The heartbreaking news of Big Big Train vocalist and multi-instrumentalist David Longdon’s death in November 2021 will inevitably colour perceptions of his band’s 14th album. An outpouring of creative energy that comes just six months after Common Ground, it’s become something different in the wake of his passing.
If it is to form part of his epitaph, then it’s hugely fitting, A musical and thematic extension of Common Ground, much of Welcome To The Planet speaks of positivity, community and shared history – both individual and collective. Opener Made From Sunshine, written by Longdon and guitarist Dave Foster, sets the tone with a warm-hearted, upbeat affirmation of hopefulness.
With strings channelling shades of King Crimson, The Connection Plan puts the BBT spin on what sounds much like a construction that drummer Nick D’Virgilio could
have written when fronting Spock’s Beard. Lanterna features keyboard player Carly Bryant’s gorgeous piano throughout. In fine BBT tradition, bassist Greg Spawton harnesses historical and architectural inspiration in a song celebrating ‘mankind building […] tall towers of light to extend our reach into the sea’. Signalling the connection with the Common Ground sessions, there’s also a musical nod to Atlantic Cable from that album.
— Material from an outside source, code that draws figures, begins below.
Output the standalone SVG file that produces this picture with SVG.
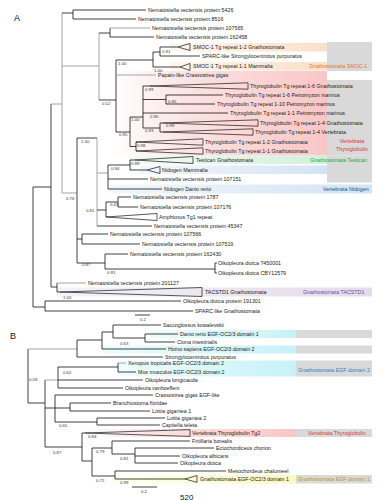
<svg xmlns="http://www.w3.org/2000/svg" width="380" height="500" viewBox="0 0 380 500">
<defs>
<linearGradient id="gOr" x1="0" x2="1" y1="0" y2="0"><stop offset="0" stop-color="#fff6ee"/><stop offset="1" stop-color="#fbe0c9"/></linearGradient>
<linearGradient id="gPk" x1="0" x2="1" y1="0" y2="0"><stop offset="0" stop-color="#ffffff"/><stop offset="0.35" stop-color="#fde3e3"/><stop offset="1" stop-color="#f9c6c6"/></linearGradient>
<linearGradient id="gGr" x1="0" x2="1" y1="0" y2="0"><stop offset="0" stop-color="#f4fbf6"/><stop offset="1" stop-color="#d3efda"/></linearGradient>
<linearGradient id="gBl" x1="0" x2="1" y1="0" y2="0"><stop offset="0" stop-color="#f3f7fc"/><stop offset="1" stop-color="#d3e3f4"/></linearGradient>
<linearGradient id="gLv" x1="0" x2="1" y1="0" y2="0"><stop offset="0" stop-color="#f4f3f6"/><stop offset="1" stop-color="#e2dcea"/></linearGradient>
<linearGradient id="gCy" x1="0" x2="1" y1="0" y2="0"><stop offset="0" stop-color="#effcfd"/><stop offset="1" stop-color="#c6f2f7"/></linearGradient>
<linearGradient id="gYe" x1="0" x2="1" y1="0" y2="0"><stop offset="0" stop-color="#fffff0"/><stop offset="1" stop-color="#fcf8bd"/></linearGradient>
</defs>
<style>
.b{stroke:#111;stroke-width:0.8;fill:none}
.g{stroke:#9b9b9b;stroke-width:0.9;fill:none}
.tri{stroke:#111;stroke-width:0.7;fill:none}
.t{font-family:"Liberation Sans",Arial,sans-serif;font-size:5.3px;fill:#222}
.s{font-family:"Liberation Sans",Arial,sans-serif;font-size:4.3px;fill:#333}
.L{font-family:"Liberation Sans",Arial,sans-serif;font-size:9px;fill:#111}
.gy{fill:#d9d9d9}
</style>

<g id="backgrounds">
<rect x="170" y="43" width="157" height="8.5" fill="url(#gOr)"/>
<rect x="170" y="62" width="157" height="8.5" fill="url(#gOr)"/>
<rect class="gy" x="327" y="42" width="45" height="29"/>
<rect x="112" y="71" width="215" height="84.5" fill="url(#gPk)"/>
<rect class="gy" x="327" y="80" width="45" height="75.5"/>
<rect x="130" y="155.5" width="197" height="8.5" fill="url(#gGr)"/>
<rect x="140" y="165.5" width="187" height="8.5" fill="url(#gBl)"/>
<rect class="gy" x="327" y="155.5" width="45" height="27"/>
<rect x="110" y="184.5" width="262" height="9" fill="url(#gBl)"/>
<rect x="57" y="287.5" width="315" height="9" fill="url(#gLv)"/>
<rect x="150" y="330" width="146" height="8" fill="url(#gCy)"/>
<rect class="gy" x="296" y="330" width="76" height="8"/>
<rect x="102" y="345.5" width="194" height="8" fill="url(#gCy)"/>
<rect class="gy" x="296" y="345.5" width="76" height="8"/>
<rect x="118" y="360.5" width="178" height="16" fill="url(#gCy)"/>
<rect class="gy" x="296" y="360.5" width="76" height="16"/>
<rect x="82" y="429" width="214" height="8" fill="url(#gPk)"/>
<rect class="gy" x="296" y="429" width="76" height="8"/>
<rect x="112" y="475" width="184" height="8.5" fill="url(#gYe)"/>
<rect class="gy" x="296" y="475" width="76" height="8.5"/>
</g>

<g id="connectors">
<path class="b" d="M33 187V307M33 187H51M33 307H45"/>
<path class="b" d="M45 301V311M45 301H181M45 311H193"/>
<path class="b" d="M51 104V287M51 287H57"/>
<path class="g" d="M51 104H62"/>
<path class="b" d="M57 283V292M57 292H60"/>
<path class="g" d="M57 283H86"/>
<path class="g" d="M62 13V193M62 66H99M62 193H77"/>
<path class="b" d="M62 13H73M73 10V19M73 10H146M73 19H136"/>
<path class="g" d="M99 33V100"/>
<path class="b" d="M99 33H110M99 100H116M110 28V37M110 37H154"/>
<path class="g" d="M110 28H150"/>
<path class="b" d="M116 60V132M116 60H153M116 132H130"/>
<path class="g" d="M116 75H156"/>
<path class="b" d="M153 52V67M153 52H160M153 67H180M160 47V56M160 47H178M160 56H200"/>
<path class="b" d="M130 117V146.5M130 117H143M130 146.5H136"/>
<path class="b" d="M143 86V128M143 86H150M143 99.5H166M143 113H228M143 128H160"/>
<path class="b" d="M166 95V104M166 95H223M166 104H215"/>
<path class="b" d="M160 123V132M160 123H163M160 132H163"/>
<path class="b" d="M136 142V151"/>
<path class="b" d="M77 138V263M77 138H97M77 239H82M77 263H105"/>
<path class="g" d="M97 138V226"/>
<path class="g" d="M97 173H108" stroke-width="1.6"/>
<path class="b" d="M97 210H106M97 226H152"/>
<path class="b" d="M108 165V189M108 165H130M108 179H148M108 189H162"/>
<path class="b" d="M130 160V170M130 160H135M130 170H147"/>
<path class="b" d="M106 202V217M106 202H118M118 197V207M118 197H131M118 207H138"/>
<path class="b" d="M82 234V244M82 234H108M82 244H140"/>
<path class="b" d="M105 254V269M105 254H128M105 269H215M215 263V273M215 263H217M215 273H217"/>
<path class="b" d="M135 315H150"/>
<polygon class="tri" points="178,47 190,43.5 190,50.5"/>
<polygon class="tri" points="180,67 190,63.5 190,70.5"/>
<polygon class="tri" points="150,86 248,82.8 248,89.2"/>
<polygon class="tri" points="163,123 258,119.8 258,126.2"/>
<polygon class="tri" points="163,132 253,128.8 253,135.2"/>
<polygon class="tri" points="136,142 203,138.8 203,145.2"/>
<polygon class="tri" points="136,151 203,147.8 203,154.2"/>
<polygon class="tri" points="135,160 193,156.5 193,163.5"/>
<polygon class="tri" points="147,170 160,166.5 160,173.5"/>
<polygon class="tri" points="106,217 157,213.5 157,220.5"/>
<polygon class="tri" points="60,292 202,287.5 202,296.5"/>
<path class="b" d="M28 349V403M28 403H45"/>
<path class="g" d="M28 349H77"/>
<path class="b" d="M77 340V357M77 340H102M77 357H163M102 332V349M102 332H113M102 349H166"/>
<path class="b" d="M113 325V338M113 325H161M113 338H145M145 334V342M145 334H178M145 342H175"/>
<path class="b" d="M45 380V447M45 408H55M45 447H82"/>
<path class="g" d="M45 380H58"/>
<path class="b" d="M58 367V388M58 367H118M58 380H143M58 388H123M118 363V372M118 372H136"/>
<path class="g" d="M118 363H126"/>
<path class="b" d="M55 395V422M55 395H153M55 408H70M55 422H97M70 403V411M70 403H111M70 411H150M97 418V425M97 418H165M97 425H160"/>
<path class="b" d="M82 433V461M82 433H85M82 461H92M92 448V476M92 448H112M92 476H115"/>
<path class="b" d="M112 441V454M112 441H190M112 454H135M135 448V463M135 448H214M135 456H180M135 463H178"/>
<path class="b" d="M115 471V479M115 471H226M115 479H185"/>
<path class="b" d="M132 487H157"/>
<polygon class="tri" points="85,433 190,429.6 190,436.4" stroke="#c33"/>
<polygon class="tri" points="185,479 197,475.6 197,482.4"/>
</g>

<g id="panelA-labels">
<text class="L" x="14" y="21">A</text>
<text class="t" x="148" y="11.8">Nematostella vectensis protein 5426</text>
<text class="t" x="138" y="20.8">Nematostella vectensis protein 8516</text>
<text class="t" x="152" y="29.8">Nematostella vectensis protein 107565</text>
<text class="t" x="156" y="38.8">Nematostella vectensis protein 162458</text>
<text class="t" x="193" y="48.8">SMOC-1 Tg repeat 1-2 Gnathostomata</text>
<text class="t" x="202" y="57.8">SPARC-like Strongylocentrotus purpuratus</text>
<text class="t" x="193" y="67.8">SMOC-1 Tg repeat 1-1 Mammalia</text>
<text class="t" x="158" y="76.8">Papain-like Crassostrea gigas</text>
<text class="t" x="250" y="87.8">Thyroglobulin Tg repeat 1-6 Gnathostomata</text>
<text class="t" x="225" y="96.8">Thyroglobulin Tg repeat 1-6 Petromyzon marinus</text>
<text class="t" x="217" y="105.8">Thyroglobulin Tg repeat 1-10 Petromyzon marinus</text>
<text class="t" x="230" y="114.8">Thyroglobulin Tg repeat 1-1 Petromyzon marinus</text>
<text class="t" x="260" y="124.8">Thyroglobulin Tg repeat 1-4 Gnathostomata</text>
<text class="t" x="255" y="133.8">Thyroglobulin Tg repeat 1-4 Vertebrata</text>
<text class="t" x="205" y="143.8">Thyroglobulin Tg repeat 1-2 Gnathostomata</text>
<text class="t" x="205" y="152.8">Thyroglobulin Tg repeat 1-1 Gnathostomata</text>
<text class="t" x="196" y="161.8">Testican Gnathostomata</text>
<text class="t" x="162" y="171.8">Nidogen Mammalia</text>
<text class="t" x="150" y="180.8">Nematostella vectensis protein 107151</text>
<text class="t" x="164" y="190.8">Nidogen Danio rerio</text>
<text class="t" x="133" y="198.8">Nematostella vectensis protein 1787</text>
<text class="t" x="140" y="208.8">Nematostella vectensis protein 107176</text>
<text class="t" x="159" y="218.8">Amphioxus Tg1 repeat</text>
<text class="t" x="154" y="227.8">Nematostella vectensis protein 45347</text>
<text class="t" x="110" y="235.8">Nematostella vectensis protein 107566</text>
<text class="t" x="142" y="245.8">Nematostella vectensis protein 107519</text>
<text class="t" x="130" y="255.8">Nematostella vectensis protein 162430</text>
<text class="t" x="218" y="264.8">Oikopleura dioica 7450001</text>
<text class="t" x="218" y="274.8">Oikopleura dioica CBY12579</text>
<text class="t" x="88" y="284.8">Nematostella vectensis protein 201127</text>
<text class="t" x="205" y="293.8">TACSTD1 Gnathostomata</text>
<text class="t" x="183" y="302.8">Oikopleura dioica protein 191301</text>
<text class="t" x="195" y="312.8">SPARC like Gnathostomata</text>
<text class="t" x="309" y="67.8" style="fill:#e2761f">Gnathostomata SMOC-1</text>
<text class="t" x="352" y="143" text-anchor="middle" style="fill:#d8363a">Vertebrata</text>
<text class="t" x="352" y="151" text-anchor="middle" style="fill:#d8363a">Thyroglobulin</text>
<text class="t" x="310" y="161.8" style="fill:#1aa64a">Gnathostomata Testican</text>
<text class="t" x="323" y="190.8" style="fill:#1f4e8c">Vertebrata Nidogen</text>
<text class="t" x="303" y="293.8" style="fill:#7a3fa0">Gnathostomata TACSTD1</text>
<text class="s" x="162" y="53">0.91</text>
<text class="s" x="118" y="64.5">1.00</text>
<text class="s" x="154" y="71.5">1.00</text>
<text class="s" x="102" y="105">0.52</text>
<text class="s" x="145" y="90.5">0.99</text>
<text class="s" x="168" y="102.5">0.95</text>
<text class="s" x="150" y="117.5">0.90</text>
<text class="s" x="166" y="127">0.99</text>
<text class="s" x="145" y="132">0.93</text>
<text class="s" x="131" y="121">1.00</text>
<text class="s" x="119" y="136">0.95</text>
<text class="s" x="137" y="147">0.98</text>
<text class="s" x="81" y="142.5">1.00</text>
<text class="s" x="66" y="199.5">0.76</text>
<text class="s" x="111" y="170">0.94</text>
<text class="s" x="131" y="164.5">0.99</text>
<text class="s" x="86" y="212">0.81</text>
<text class="s" x="110" y="206">0.43</text>
<text class="s" x="82" y="266">0.87</text>
<text class="s" x="107" y="273.5">0.91</text>
<text class="s" x="63" y="298.5">1.00</text>
<text class="s" x="140" y="321">0.2</text>
</g>

<g id="panelB-labels">
<text class="L" x="10" y="339">B</text>
<text class="t" x="163" y="326.8">Saccoglossus kowalevskii</text>
<text class="t" x="180" y="335.8">Danio rerio EGF-OC2/3 domain 1</text>
<text class="t" x="177" y="343.8">Ciona intestinalis</text>
<text class="t" x="168" y="350.8">Homo sapiens EGF-OC2/3 domain 2</text>
<text class="t" x="165" y="358.8">Strongylocentrotus purpuratus</text>
<text class="t" x="128" y="364.8">Xenopus tropicalis EGF-OC2/3 domain 2</text>
<text class="t" x="138" y="373.8">Mus musculus EGF-OC2/3 domain 2</text>
<text class="t" x="145" y="381.8">Oikopleura longicauda</text>
<text class="t" x="125" y="389.8">Oikopleura vanhoeffeni</text>
<text class="t" x="155" y="396.8">Crassostrea gigas EGF-like</text>
<text class="t" x="113" y="404.8">Branchiostoma floridae</text>
<text class="t" x="152" y="412.8">Lottia gigantea 1</text>
<text class="t" x="167" y="419.8">Lottia gigantea 2</text>
<text class="t" x="162" y="426.8">Capitella teleta</text>
<text class="t" x="192" y="434.8">Vertebrata Thyroglobulin Tg2</text>
<text class="t" x="192" y="442.8">Fritillaria borealis</text>
<text class="t" x="216" y="449.8">Ectochordiceus chorion</text>
<text class="t" x="182" y="457.8">Oikopleura albicans</text>
<text class="t" x="180" y="464.8">Oikopleura dioica</text>
<text class="t" x="228" y="472.8">Mesochordeus chalumeel</text>
<text class="t" x="200" y="480.8">Gnathostomata EGF-OC2/3 domain 1</text>
<text class="t" x="298" y="371.5" style="fill:#2f7fc1">Gnathostomata EGF domain 2</text>
<text class="t" x="308" y="434.8" style="fill:#d8363a">Vertebrata Thyroglobulin</text>
<text class="t" x="298" y="480.8" style="fill:#b89a18">Gnathostomata EGF domain 1</text>
<text class="s" x="120" y="344.5">0.63</text>
<text class="s" x="29" y="381">0.58</text>
<text class="s" x="63" y="374">0.62</text>
<text class="s" x="59" y="427">0.65</text>
<text class="s" x="88" y="438">0.84</text>
<text class="s" x="53" y="454">0.87</text>
<text class="s" x="96" y="453">0.79</text>
<text class="s" x="120" y="460">0.81</text>
<text class="s" x="96" y="482">0.72</text>
<text class="s" x="120" y="484">0.99</text>
<text class="s" x="141" y="493">0.2</text>
<text x="180" y="499.5" style="font-family:'Liberation Sans',Arial,sans-serif;font-size:8px;fill:#111">520</text>
</g>
</svg>
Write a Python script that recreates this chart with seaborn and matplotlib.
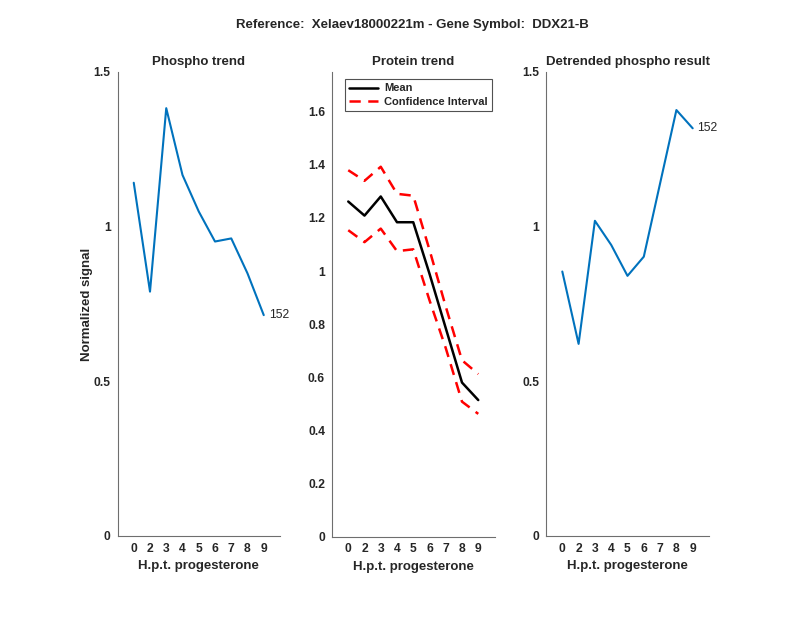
import numpy as np
import pandas as pd
import matplotlib
matplotlib.use('Agg')
import matplotlib.pyplot as plt
import seaborn as sns

# datos
horas = ['0', '2', '3', '4', '5', '6', '7', '8', '9']
phospho = [1.142, 0.790, 1.383, 1.167, 1.049, 0.952, 0.962, 0.849, 0.714]
protein_mean = [1.262, 1.209, 1.281, 1.184, 1.184, 0.990, 0.785, 0.580, 0.514]
protein_upper = [1.380, 1.340, 1.393, 1.291, 1.284, 1.080, 0.866, 0.664, 0.612]
protein_lower = [1.154, 1.109, 1.160, 1.075, 1.082, 0.890, 0.710, 0.508, 0.462]
detrended = [0.855, 0.621, 1.019, 0.941, 0.841, 0.903, 1.140, 1.377, 1.318]
etiqueta = '152'

sns.set_style('white')
plt.rcParams['font.family'] = ['Liberation Sans', 'DejaVu Sans']

azul = '#0072BD'
gris = '#6e6e6e'
texto = '#262626'
fs_tick = 8.7
fs_lab = 9.5

fig = plt.figure(figsize=(8, 6.18), dpi=100)
W, H = 800, 618


def caja(x0, x1, y0, y1):
    return [x0 / W, 1 - y1 / H, (x1 - x0) / W, (y1 - y0) / H]


def estilo(ax, ymax, yticks, yticklabels, titulo):
    ax.set_xlim(-1, 9)
    ax.set_ylim(0, ymax)
    ax.set_yticks(yticks)
    ax.set_yticklabels(yticklabels)
    sns.despine(ax=ax)
    for s in ['left', 'bottom']:
        ax.spines[s].set_color(gris)
        ax.spines[s].set_linewidth(0.8)
    ax.tick_params(direction='in', length=4, width=0.8, color=gris,
                   labelsize=fs_tick, labelcolor=texto, pad=5)
    for lab in ax.get_xticklabels() + ax.get_yticklabels():
        lab.set_fontweight('bold')
    ax.set_title(titulo, fontsize=fs_lab, fontweight='bold', pad=5)
    ax.set_xlabel('H.p.t. progesterone', fontsize=fs_lab, fontweight='bold', color=texto, labelpad=4)
    ax.set_ylabel('')


df = pd.DataFrame({'hora': horas, 'phospho': phospho, 'mean': protein_mean,
                   'upper': protein_upper, 'lower': protein_lower, 'detr': detrended})

# panel 1
ax1 = fig.add_axes(caja(117.5, 280, 72, 536))
sns.lineplot(data=df, x='hora', y='phospho', ax=ax1, color=azul, linewidth=1.5, sort=False)
ax1.text(len(horas) - 1 + 0.3, phospho[-1], etiqueta, fontsize=fs_tick, va='center', ha='left')
estilo(ax1, 1.5, [0, 0.5, 1, 1.5], ['0', '0.5', '1', '1.5'], 'Phospho trend')
ax1.set_ylabel('Normalized signal', fontsize=fs_lab, fontweight='bold', color=texto)
ax1.yaxis.set_label_coords(-0.15, 0.5)

# panel 2
ax2 = fig.add_axes(caja(332, 494.5, 72, 536.5))
sns.lineplot(data=df, x='hora', y='mean', ax=ax2, color='black', linewidth=1.8,
             sort=False, label='Mean')
sns.lineplot(data=df, x='hora', y='upper', ax=ax2, color='red', linewidth=1.8,
             linestyle=(0, (4.5, 3)), sort=False, label='Confidence Interval')
sns.lineplot(data=df, x='hora', y='lower', ax=ax2, color='red', linewidth=1.8,
             linestyle=(0, (4.5, 3)), sort=False)
yt = [0, 0.2, 0.4, 0.6, 0.8, 1.0, 1.2, 1.4, 1.6]
estilo(ax2, 1.75, yt, ['0', '0.2', '0.4', '0.6', '0.8', '1', '1.2', '1.4', '1.6'], 'Protein trend')
leg = ax2.legend(loc='upper left', bbox_to_anchor=(0.08, 0.985), fontsize=8,
                 frameon=True, fancybox=False, handlelength=2.6, borderpad=0.4,
                 labelspacing=0.3, handletextpad=0.5, borderaxespad=0)
leg.get_frame().set_edgecolor(texto)
leg.get_frame().set_linewidth(0.8)
for t in leg.get_texts():
    t.set_fontweight('bold')

# panel 3
ax3 = fig.add_axes(caja(546, 709, 72, 536))
sns.lineplot(data=df, x='hora', y='detr', ax=ax3, color=azul, linewidth=1.5, sort=False)
ax3.text(len(horas) - 1 + 0.3, detrended[-1], etiqueta, fontsize=fs_tick, va='center', ha='left')
estilo(ax3, 1.5, [0, 0.5, 1, 1.5], ['0', '0.5', '1', '1.5'], 'Detrended phospho result')

fig.text(412 / W, 1 - 25 / H, 'Reference:  Xelaev18000221m - Gene Symbol:  DDX21-B',
         ha='center', va='center', fontsize=fs_lab, fontweight='bold')

fig.savefig('out.png', dpi=100)
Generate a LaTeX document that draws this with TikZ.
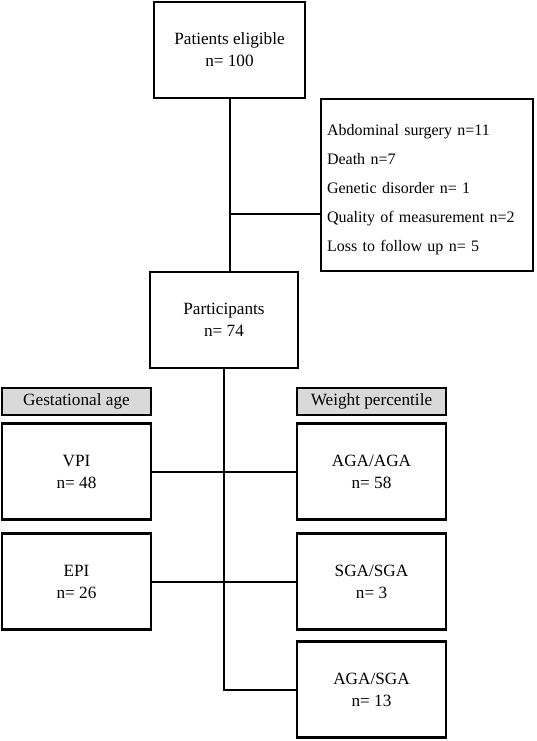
\documentclass[tikz,border=0pt]{standalone}
\usepackage{fontspec}
\setmainfont{Liberation Serif}
\usetikzlibrary{positioning,calc}

\begin{document}
\begin{tikzpicture}[x=1pt,y=-1pt,
  box/.style={draw,line width=2.2pt,align=center,font=\fontsize{17.2}{22}\selectfont},
  head/.style={draw,line width=2.2pt,fill=black!15,minimum width=149pt,minimum height=27pt,inner sep=0pt,font=\fontsize{17.2}{20}\selectfont},
  link/.style={line width=2pt}]
\useasboundingbox (0,0) rectangle (536,741);
\node[box,minimum width=151pt,minimum height=96pt] (elig) at (229.5,50) {Patients eligible\\n= 100};
\node[box,minimum width=212pt,minimum height=172pt,text width=200pt,inner xsep=6pt,align=left,
  font=\fontsize{16}{29}\selectfont] (excl) at (427,185)
  {\rule{0pt}{20pt}Abdominal surgery n=11\\Death n=7\\Genetic disorder n= 1\\Quality of measurement n=2\\Loss to follow up n= 5};
\node[box,minimum width=148pt,minimum height=96pt] (part) at (224,320) {Participants\\n= 74};
\node[head] (gest) at (76.5,401.5) {Gestational age};
\node[head] (wgt) at (371.5,401.5) {Weight percentile};
\node[box,minimum width=149pt,minimum height=96pt] (vpi) at (76.5,471.5) {VPI\\n= 48};
\node[box,minimum width=149pt,minimum height=96pt] (epi) at (76.5,581.5) {EPI\\n= 26};
\node[box,minimum width=149pt,minimum height=96pt] (aga) at (371.5,471.5) {AGA/AGA\\n= 58};
\node[box,minimum width=149pt,minimum height=96pt] (sga) at (371.5,581.5) {SGA/SGA\\n= 3};
\node[box,minimum width=149pt,minimum height=96pt] (mix) at (371.5,689.5) {AGA/SGA\\n= 13};
% exclusions
\coordinate (split) at (elig.south |- 0,214);
\draw[link] (elig.south) -- (elig.south |- part.north);
\draw[link] (split) -- (split -| excl.west);
% groups
\coordinate (low) at (part.south |- mix.west);
\draw[link] (part.south) -- (low) -- (mix.west);
\draw[link] (vpi.east) -- (aga.west);
\draw[link] (epi.east) -- (sga.west);
\end{tikzpicture}
\end{document}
BBT’s penchant for a particularly British nostalgia is revisited with Proper Jack Froster, Spawton’s bittersweet paean to childhood. Capitoline Venus is a beautiful, brief love song with the subtle Mellotron and Longdon’s affecting vocal delivery now providing even more of an emotional gut-punch.
There’s a contrasting pair of instrumentals. Rikard Sjöblom’s A Room With No Ceiling is a beguiling concoction of 70s sounds and European folk/prog textures with a hint of R&B, while D’Virgilio’s Bats In The Belfry suggests a whiff of funk and soul, giving brass and bass something of a workout (the drummer’s soloing in the second half is outstanding).
Closing the album, the title track boasts some prog musical theatre, hinting at vaudeville and music hall, juxtaposed with expansive massed vocal sections that are simultaneously spacious, contemplative and majestic. Right now though, it’s hard to accept Bryant’s comforting assertion that ‘Everything is okay … Everything. Is. Okay’.
Welcome To The Planet has solid Big Big Train DNA, real heart and great performances, not least from the man whose voice became inseparable from the band’s identity. Although the next destination on Big Big Train’s journey now unclear, it must surely still be informed by David Longdon’s immeasurable legacy.